Baca juga: Melampaui Politik Pencitraan |
Untuk diketahui, diskusi pemilu proporsional tertutup mengemuka bulan-bulan terakhir. Awalnya dibuka oleh Menko Polhukam Mahfud MD dalam acara di PDI Perjuangan. Mahfud menyebut nantinya PDIP akan mengusulkan pemilu proporsional tertutup.
"Pertama saya ingin menyampaikan dukungan kepada pihak penyelenggara PDIP yang sama-sama salah satunya nanti agar pilkada, eh pemilu itu kembali ke proporsional tertutup," ujar Mahfud di Sekolah Partai PDIP, Lenteng Agung, Jakarta Selatan, Kamis (13/10/2022).
Mahfud mendengar bahwa banyak pihak menyalahkan MK karena sistem proporsional terbuka yang memutus Mahfud saat menjadi Ketua MK.
"Tapi sebenernya MK itu tidak memutus sistem proposional terbuka, MK itu hanya mencoret frasa di situ disebut bahwa yang menjadi anggota DPR terpilih itu adalah mereka yang mendapat suara terbanyak di atas 35%," ujarnya.
Secara pribadi, Ketua KPU Hasyim Asyari juga mengaku lebih setuju dengan sistem tersebut.
"Kalau KPU ditanya, ya pilih proposional tertutup karena desain surat suaranya cuma 1 berlaku di semua dapil. Bukannya KPU mengusulkan ini enggak ya, tapi kalau ditanya di antara pilihan itu ya pilih proposional tertutup karena desain surat suaranya lebih simpel," ujar Hasyim di Kantor KPU RI, Jakarta Pusat, Jumat (14/10/2022).
Adapun Anggota Komisi II DPR dari PKS, Mardani Ali Sera setuju dengan wacana tersebut.
"Demokrasi untuk kemajuan rakyat, untuk maju perlu orang berkapasitas dan berintegritas.
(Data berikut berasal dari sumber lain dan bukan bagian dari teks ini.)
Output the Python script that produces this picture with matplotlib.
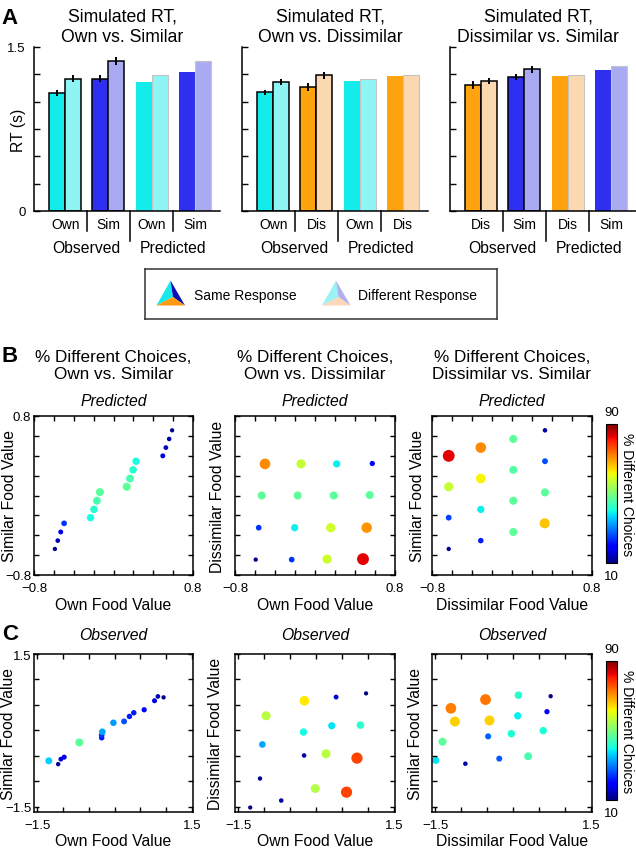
import numpy as np
import matplotlib
matplotlib.use('Agg')
import matplotlib.pyplot as plt
from matplotlib.patches import Polygon
from matplotlib.colors import Normalize
import matplotlib.cm as cm

W, H = 636, 853
plt.rcParams['font.family'] = ['Liberation Sans', 'DejaVu Sans']

# ---------------- panel A: simulated RT (s) ----------------
rt_titles = ['Simulated RT,\nOwn vs. Similar',
             'Simulated RT,\nOwn vs. Dissimilar',
             'Simulated RT,\nDissimilar vs. Similar']
rt_groups = [['Own', 'Sim', 'Own', 'Sim'],
             ['Own', 'Dis', 'Own', 'Dis'],
             ['Dis', 'Sim', 'Dis', 'Sim']]
# first two groups observed, last two predicted
rt_same = [[1.08, 1.21, 1.18, 1.275],
           [1.085, 1.135, 1.19, 1.235],
           [1.15, 1.225, 1.235, 1.29]]
rt_diff = [[1.21, 1.37, 1.24, 1.37],
           [1.18, 1.24, 1.208, 1.245],
           [1.19, 1.295, 1.245, 1.325]]
rt_same_err = [[0.025, 0.03], [0.025, 0.035], [0.035, 0.025]]
rt_diff_err = [[0.03, 0.035], [0.025, 0.03], [0.03, 0.03]]
rt_ticks = [0, 0.25, 0.5, 0.75, 1.0, 1.25, 1.5]

# ---------------- panel B: predicted % different choices ----------------
pos_own = [-0.59, -0.561, -0.531, -0.497, -0.231, -0.197, -0.167, -0.137,
           0.133, 0.166, 0.197, 0.227, 0.496, 0.527, 0.56, 0.59]
pos_sim = [-0.538, -0.454, -0.367, -0.28, -0.223, -0.14, -0.053, 0.034,
           0.088, 0.171, 0.258, 0.345, 0.399, 0.482, 0.569, 0.656]
pos_pct = [11, 14, 17, 24, 40, 42, 45, 47, 47, 45, 42, 40, 17, 15, 13, 11]

pod_own = [-0.5, -0.14, 0.217, 0.573, -0.533, -0.173, 0.187, 0.547,
           -0.563, -0.203, 0.157, 0.517, -0.593, -0.233, 0.12, 0.48]
pod_dis = [0.318, 0.318, 0.318, 0.322, 0.0, 0.0, 0.0, 0.005,
           -0.324, -0.324, -0.324, -0.324, -0.645, -0.645, -0.64, -0.64]
pod_pct = [71, 57, 39, 20, 47, 47, 47, 47, 24, 39, 58, 70, 11, 24, 58, 83]

pds_dis = [-0.633, -0.633, -0.633, -0.633, -0.312, -0.312, -0.312, -0.312,
           0.013, 0.013, 0.013, 0.013, 0.33, 0.33, 0.33, 0.327]
pds_sim = [0.399, 0.088, -0.223, -0.538, 0.482, 0.171, -0.14, -0.454,
           0.569, 0.258, -0.053, -0.367, 0.656, 0.345, 0.031, -0.28]
pds_pct = [83, 57, 25, 11, 71, 62, 39, 22, 47, 46, 47, 47, 13, 26, 47, 66]

# ---------------- panel C: observed % different choices ----------------
oos_own = [-1.273, -1.092, -1.04, -0.975, -0.683, -0.249, -0.249, -0.236,
           -0.022, 0.185, 0.289, 0.373, 0.574, 0.775, 0.84, 0.95]
oos_sim = [-0.596, -0.661, -0.563, -0.524, -0.235, -0.144, -0.092, -0.026,
           0.151, 0.177, 0.275, 0.347, 0.406, 0.583, 0.668, 0.649]
oos_pct = [36, 12, 16, 18, 47, 22, 24, 33, 32, 26, 22, 22, 20, 18, 14, 11]

ood_own = [-1.267, -1.079, -0.67, -1.033, -0.962, -0.223, -0.243, -0.23,
           -0.016, 0.192, 0.302, 0.386, 0.587, 0.788, 0.853, 0.963]
ood_dis = [-1.512, -0.943, -1.375, -0.275, 0.288, 0.583, -0.032, -0.491,
           -1.139, -0.458, 0.092, 0.655, -1.211, -0.543, 0.105, 0.727]
ood_pct = [10, 12, 13, 33, 56, 63, 40, 13, 55, 56, 38, 16, 77, 77, 42, 10]

ods_dis = [-1.487, -1.358, -1.196, -1.119, -0.918, -0.53, -0.479, -0.453,
           -0.265, -0.033, 0.09, 0.103, 0.29, 0.581, 0.653, 0.724]
ods_sim = [-0.586, -0.222, 0.434, 0.175, -0.652, 0.606, -0.116, 0.195,
           -0.553, -0.063, 0.288, 0.692, -0.507, -0.003, 0.368, 0.672]
ods_pct = [38, 47, 72, 65, 13, 73, 28, 65, 27, 41, 39, 42, 45, 41, 20, 11]

pct_lo, pct_hi = 10, 90

fig = plt.figure(figsize=(W / 100, H / 100), dpi=100)


def rect(x0, y0, x1, y1):
    return [x0 / W, 1 - y1 / H, (x1 - x0) / W, (y1 - y0) / H]


def ftext(x, y, s, **kw):
    kw.setdefault('ha', 'center')
    kw.setdefault('va', 'center')
    fig.text(x / W, 1 - y / H, s, **kw)


# ---------------- A ----------------
bar_col = {'Own': ('#14ecec', '#8ff4f4'),
           'Sim': ('#2f2ff0', '#aaaaf2'),
           'Dis': ('#ffa30f', '#fcd8b0')}
a_left = [34, 242, 450]
a_w = 186
bw = 0.37
for i in range(3):
    ax = fig.add_axes(rect(a_left[i], 48, a_left[i] + a_w, 212))
    for j in range(4):
        cat = rt_groups[i][j]
        dark, light = bar_col[cat]
        c = j + 1
        if j < 2:
            ax.bar(c - bw / 2, rt_same[i][j], bw, color=dark, edgecolor='black', linewidth=1.1)
            ax.bar(c + bw / 2, rt_diff[i][j], bw, color=light, edgecolor='black', linewidth=1.1)
            ax.errorbar([c - bw / 2, c + bw / 2], [rt_same[i][j], rt_diff[i][j]],
                        yerr=[rt_same_err[i][j], rt_diff_err[i][j]], fmt='none',
                        ecolor='black', elinewidth=1.4, capsize=0, zorder=5)
        else:
            ax.bar(c - bw / 2, rt_same[i][j], bw, color=dark, edgecolor='none')
            ax.bar(c + bw / 2, rt_diff[i][j], bw, color=light, edgecolor='#c4c4c4', linewidth=0.8)
        ax.text(c, -0.079, cat, transform=ax.get_xaxis_transform(), ha='center', va='center', fontsize=10)
    tr = ax.get_xaxis_transform()
    for sx, depth in [(1.5, -0.122), (2.5, -0.183), (3.5, -0.122)]:
        ax.plot([sx, sx], [0, depth], color='black', lw=1.1, transform=tr, clip_on=False)
    ax.text(1.5, -0.22, 'Observed', transform=tr, ha='center', va='center', fontsize=11.3)
    ax.text(3.5, -0.22, 'Predicted', transform=tr, ha='center', va='center', fontsize=11.3)
    ax.set_xlim(0.28, 4.58)
    ax.set_ylim(0, 1.5)
    ax.set_xticks([])
    ax.set_yticks(rt_ticks)
    if i == 0:
        ax.set_yticklabels(['0', '', '', '', '', '', '1.5'], fontsize=9.5)
    else:
        ax.set_yticklabels([])
    ax.tick_params(axis='y', direction='in', length=4, width=1, pad=6)
    for s in ['top', 'right']:
        ax.spines[s].set_visible(False)
    for s in ['left', 'bottom']:
        ax.spines[s].set_linewidth(1.1)
    ftext(a_left[i] + a_w / 2 - 5, 27, rt_titles[i], fontsize=12.7, linespacing=1.25)

ftext(18, 130, 'RT (s)', rotation=90, fontsize=11.3)
ftext(10, 19, 'A', fontsize=16, fontweight='bold')

# legend box
lax = fig.add_axes(rect(145, 270, 497, 320))
lax.set_xlim(0, 352)
lax.set_ylim(50, 0)
lax.set_xticks([])
lax.set_yticks([])
for s in lax.spines.values():
    s.set_linewidth(1.1)
    s.set_color('#333333')


def pyramid(x0, faces):
    top, bl, br, mid = (x0 + 14, 11.5), (x0, 36.5), (x0 + 28.5, 36.5), (x0 + 16.5, 28)
    lax.add_patch(Polygon([top, bl, mid], closed=True, color=faces[0], lw=0))
    lax.add_patch(Polygon([top, mid, br], closed=True, color=faces[1], lw=0))
    lax.add_patch(Polygon([bl, mid, br], closed=True, color=faces[2], lw=0))


pyramid(11.5, ['#18e8ea', '#0d0db8', '#ff9a10'])
pyramid(177, ['#9af2f2', '#b0b0f0', '#fbd8ba'])
lax.text(49, 26, 'Same Response', ha='left', va='center', fontsize=10)
lax.text(213, 26, 'Different Response', ha='left', va='center', fontsize=10)

# ---------------- B and C ----------------
norm = Normalize(pct_lo, pct_hi)


def scatter_panel(box, xs, ys, pct, lim, ticks, tlab, show_y):
    ax = fig.add_axes(rect(*box))
    p = np.array(pct, dtype=float)
    order = np.argsort(p)
    ax.scatter(np.array(xs)[order], np.array(ys)[order], c=p[order], cmap='jet', norm=norm,
               s=(2.3 + 0.075 * p[order]) ** 2, linewidths=0)
    ax.set_xlim(lim[0], lim[1])
    ax.set_ylim(lim[2], lim[3])
    ax.set_xticks(ticks)
    ax.set_yticks(ticks)
    labels = [tlab[0]] + [''] * (len(ticks) - 2) + [tlab[1]]
    ax.set_xticklabels(labels, fontsize=9.5)
    ax.set_yticklabels(labels if show_y else [], fontsize=9.5)
    ax.tick_params(direction='in', top=True, right=True, length=3.5, width=1)
    ax.tick_params(axis='x', pad=5)
    ax.tick_params(axis='y', pad=2)
    for s in ax.spines.values():
        s.set_linewidth(1.1)
    return ax


b_ticks = [-0.8, -0.6, -0.4, -0.2, 0, 0.2, 0.4, 0.6, 0.8]
b_lab = ['\u22120.8', '0.8']
b_lim = (-0.8, 0.8, -0.8, 0.8)
c_ticks = [-1.5, -1.0, -0.5, 0, 0.5, 1.0, 1.5]
c_lab = ['\u22121.5', '1.5']
c_lim = (-1.56, 1.52, -1.6, 1.5)

b_boxes = [(34, 417, 193, 576), (235, 417, 395, 576), (432, 417, 592, 576)]
c_boxes = [(34, 655, 193, 813), (235, 655, 395, 813), (432, 655, 592, 813)]

b_titles = ['% Different Choices,\nOwn vs. Similar',
            '% Different Choices,\nOwn vs. Dissimilar',
            '% Different Choices,\nDissimilar vs. Similar']
x_names = ['Own Food Value', 'Own Food Value', 'Dissimilar Food Value']
y_names = ['Similar Food Value', 'Dissimilar Food Value', 'Similar Food Value']
ylab_x = [10, 217, 417]

b_data = [(pos_own, pos_sim, pos_pct), (pod_own, pod_dis, pod_pct), (pds_dis, pds_sim, pds_pct)]
c_data = [(oos_own, oos_sim, oos_pct), (ood_own, ood_dis, ood_pct), (ods_dis, ods_sim, ods_pct)]

for k in range(3):
    bx = b_boxes[k]
    scatter_panel(bx, *b_data[k], b_lim, b_ticks, b_lab, k == 0)
    xc = (bx[0] + bx[2]) / 2
    ftext(xc, 366, b_titles[k], fontsize=12.3, linespacing=1.2)
    ftext(xc, 402, 'Predicted', fontsize=11.3, style='italic')
    ftext(xc, 606, x_names[k], fontsize=11.3)
    ftext(ylab_x[k], (bx[1] + bx[3]) / 2, y_names[k], rotation=90, fontsize=11.3)

    cx = c_boxes[k]
    scatter_panel(cx, *c_data[k], c_lim, c_ticks, c_lab, k == 0)
    xc = (cx[0] + cx[2]) / 2
    ftext(xc, 636, 'Observed', fontsize=11.3, style='italic')
    ftext(xc, 842, x_names[k], fontsize=11.3)
    ftext(ylab_x[k] - 1, (cx[1] + cx[3]) / 2, y_names[k], rotation=90, fontsize=11.3)

ftext(10, 357, 'B', fontsize=16, fontweight='bold')
ftext(10, 634, 'C', fontsize=16, fontweight='bold')

sm = cm.ScalarMappable(norm=norm, cmap='jet')
for top, bot in [(425, 564), (662, 801)]:
    cax = fig.add_axes(rect(606, top, 617, bot))
    cb = fig.colorbar(sm, cax=cax)
    cb.set_ticks([])
    cb.outline.set_linewidth(0.8)
    ftext(611.5, top - 12, str(pct_hi), fontsize=9.5)
    ftext(611.5, bot + 13, str(pct_lo), fontsize=9.5)
    ftext(627, (top + bot) / 2, '% Different Choices', rotation=270, fontsize=10)

fig.savefig('out.png', dpi=100)
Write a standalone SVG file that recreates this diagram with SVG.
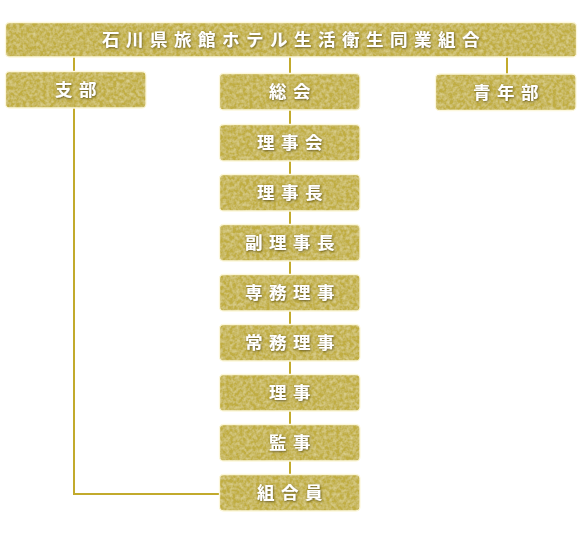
<svg xmlns="http://www.w3.org/2000/svg" width="586" height="535" viewBox="0 0 586 535">
<defs>
<filter id="tex" x="0" y="0" width="1" height="1">
<feTurbulence type="fractalNoise" baseFrequency="0.3" numOctaves="2" seed="5" result="n"/>
<feColorMatrix in="n" type="matrix" values="0 0 0 0 0.9  0 0 0 0 0.84  0 0 0 0 0.5  0 0 0 0.9 -0.3" result="c"/>
<feComposite in="c" in2="SourceGraphic" operator="in" result="t"/>
<feMerge><feMergeNode in="SourceGraphic"/><feMergeNode in="t"/></feMerge>
</filter>
<filter id="sh" x="-10%" y="-30%" width="120%" height="160%">
<feDropShadow dx="0.6" dy="0.8" stdDeviation="1" flood-color="#4a3c08" flood-opacity="0.85"/>
</filter>
</defs>
<style>
.fill{fill:#c0ad42}
.bd{fill:none;stroke:#fcf7dc;stroke-width:1.3}
.ob{fill:none;stroke:#cdb84e;stroke-width:1}
.edge{fill:none;stroke:#c2aa2c;stroke-width:2}
.lbl{font-family:"Noto Sans CJK JP","Noto Sans CJK SC",sans-serif;font-size:17.5px;font-weight:bold;fill:#ffffff;text-anchor:middle;letter-spacing:6.5px;filter:url(#sh)}
</style>
<rect width="586" height="535" fill="#ffffff"/>
<g id="connectors">
<line class="edge" x1="74" y1="57" x2="74" y2="72"/>
<line class="edge" x1="290" y1="57" x2="290" y2="74"/>
<line class="edge" x1="507" y1="57" x2="507" y2="74"/>
<line class="edge" x1="290" y1="110" x2="290" y2="474"/>
<polyline class="edge" points="74,108 74,494 219,494"/>
</g>
<g id="n-union"><rect class="fill" filter="url(#tex)" x="5.5" y="22.5" width="571" height="34.5" rx="4"/><rect class="bd" x="5.5" y="22.5" width="571" height="34.5" rx="4"/><text class="lbl" x="294" y="46">石川県旅館ホテル生活衛生同業組合</text></g>
<g id="n-shibu"><rect class="fill" filter="url(#tex)" x="5.5" y="71.5" width="140.5" height="36.5" rx="4"/><rect class="bd" x="5.5" y="71.5" width="140.5" height="36.5" rx="4"/><text class="lbl" x="79" y="96">支部</text></g>
<g id="n-sokai"><rect class="fill" filter="url(#tex)" x="219.5" y="73.5" width="140.5" height="36.5" rx="4"/><rect class="bd" x="219.5" y="73.5" width="140.5" height="36.5" rx="4"/><text class="lbl" x="293" y="98">総会</text></g>
<g id="n-seinen"><rect class="fill" filter="url(#tex)" x="435.5" y="74" width="140.5" height="36.5" rx="4"/><rect class="bd" x="435.5" y="74" width="140.5" height="36.5" rx="4"/><text class="lbl" x="509" y="98.5">青年部</text></g>
<g id="n-rijikai"><rect class="fill" filter="url(#tex)" x="219.5" y="124.5" width="140.5" height="36.5" rx="4"/><rect class="bd" x="219.5" y="124.5" width="140.5" height="36.5" rx="4"/><text class="lbl" x="293" y="149">理事会</text></g>
<g id="n-rijicho"><rect class="fill" filter="url(#tex)" x="219.5" y="174.5" width="140.5" height="36.5" rx="4"/><rect class="bd" x="219.5" y="174.5" width="140.5" height="36.5" rx="4"/><text class="lbl" x="293" y="199">理事長</text></g>
<g id="n-fukurijicho"><rect class="fill" filter="url(#tex)" x="219.5" y="224.5" width="140.5" height="36.5" rx="4"/><rect class="bd" x="219.5" y="224.5" width="140.5" height="36.5" rx="4"/><text class="lbl" x="293" y="249">副理事長</text></g>
<g id="n-senmu"><rect class="fill" filter="url(#tex)" x="219.5" y="274.5" width="140.5" height="36.5" rx="4"/><rect class="bd" x="219.5" y="274.5" width="140.5" height="36.5" rx="4"/><text class="lbl" x="293" y="299">専務理事</text></g>
<g id="n-jomu"><rect class="fill" filter="url(#tex)" x="219.5" y="324.5" width="140.5" height="36.5" rx="4"/><rect class="bd" x="219.5" y="324.5" width="140.5" height="36.5" rx="4"/><text class="lbl" x="293" y="349">常務理事</text></g>
<g id="n-riji"><rect class="fill" filter="url(#tex)" x="219.5" y="374.5" width="140.5" height="36.5" rx="4"/><rect class="bd" x="219.5" y="374.5" width="140.5" height="36.5" rx="4"/><text class="lbl" x="293" y="399">理事</text></g>
<g id="n-kanji"><rect class="fill" filter="url(#tex)" x="219.5" y="424.5" width="140.5" height="36.5" rx="4"/><rect class="bd" x="219.5" y="424.5" width="140.5" height="36.5" rx="4"/><text class="lbl" x="293" y="449">監事</text></g>
<g id="n-kumiaiin"><rect class="fill" filter="url(#tex)" x="219.5" y="474.5" width="140.5" height="36.5" rx="4"/><rect class="bd" x="219.5" y="474.5" width="140.5" height="36.5" rx="4"/><text class="lbl" x="293" y="499">組合員</text></g>
</svg>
Bukan sekedar popularitas. Proporsional tertutup membuat proses pemilu jadi sederhana. Dan berpeluang menurunkan biaya. Bagus tapi perlu diikuti dengan merit sistem dan kontestasi di Internal partai. Semua ada baik, dan buruknya," kata Mardani saat dihubungi, Kamis (13/11/2022).